Mr Williamson later released his letter to the PM, in which he said: “I am sorry that you feel recent leaks from the National Security Council originated in my department. I emphatically believe that this was not the case.”
It is understood that Sir Mark interviewed members of the NSC as well as asking them to hand over their mobile phones so they could be checked for any trace of contacts with journalists.
Labour deputy leader Tom Watson said: “If he has leaked from the National Security Council, Gavin Williamson should be prosecuted under the Official Secrets Act. And he should forgo his ministerial severance pay.”
And Liberal Democrat deputy leader Jo Swinson has written to Metropolitan Police Commissioner Cressida Dick calling for a criminal investigation.
The letter states: “I am writing to ask you to open a criminal investigation to ascertain whether the actions of Mr Williamson constitute a breach of the Official Secrets Act.”
Sky News political editor Beth Rigby tweeted that Mr Williamson told her he “wanted a police investigation because I would have been cleared. They would have had to have evidence. That is what I wanted”.
Ms Rigby said the ex-minister told her the situation was “a witch-hunt from the start” and he had been “in a kangaroo court with a summary execution”.

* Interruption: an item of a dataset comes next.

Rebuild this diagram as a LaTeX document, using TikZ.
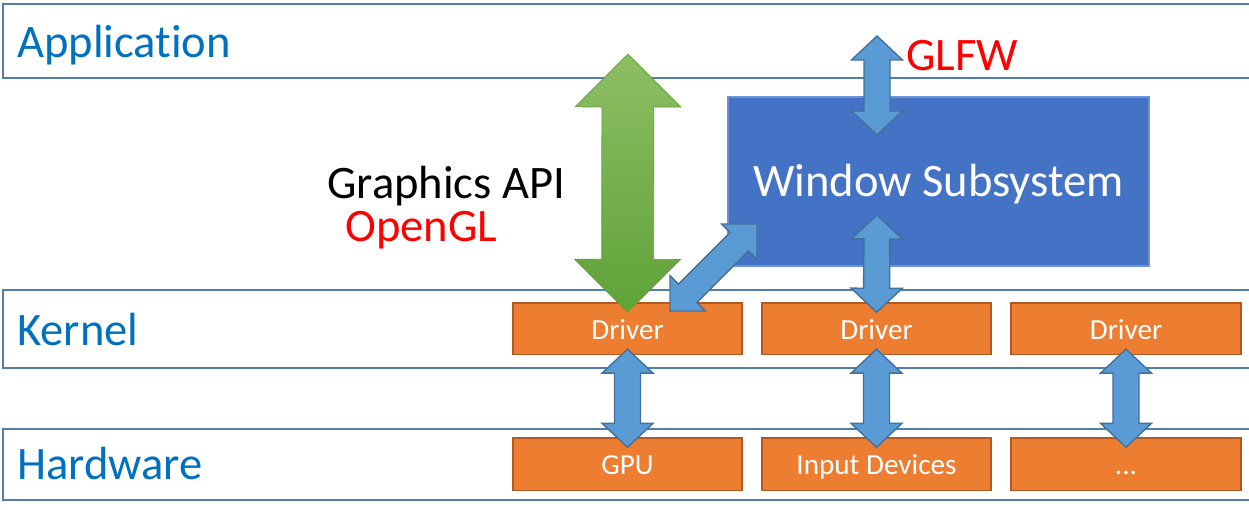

Asked about the possibility of a prosecution, Mrs May’s official spokesman told a Westminster briefing: “It is not for the Government to determine prosecutions, but the Prime Minister has said, from her point of view, that she considers the matter to be closed.”
Scotland Yard said in a statement: “We’re aware of the media reports in relation to the leak and that is a matter for the National Security Council and the Cabinet Office to look at.
“At this time, we’re not carrying out an investigation. Clearly if at any stage we receive any information that would suggest criminal offences have been committed, then we will look into that.”
Foreign Secretary Jeremy Hunt, commenting on Mr Williamson’s departure as he arrived in Addis Ababa, Ethiopia, said: “On a personal level I’m very sorry about what happened for Gavin’s sake but given the gravity of the situation there was no other alternative outcome.”
Change UK’s defence spokesman Mike Gapes said: “This is an extraordinary development following an unprecedented leak from the National Security Council and I would now expect a criminal investigation to follow.
“This is yet another sign of a dysfunctional chaotic Conservative government. Our politics is broken, it’s time for a change.”
South Staffordshire MP Mr Williamson, 42, was a surprise appointment as Defence Secretary in November 2017, after a meteoric rise which saw him enter the Cabinet without ever having served in a junior ministerial role.
He was one of Mrs May’s closest allies after she made him chief whip on entering Downing Street in 2016. But during his time in the Cabinet, he showed increasing signs of independence from the PM and was widely regarded as preparing for a tilt at the top job when she stands down.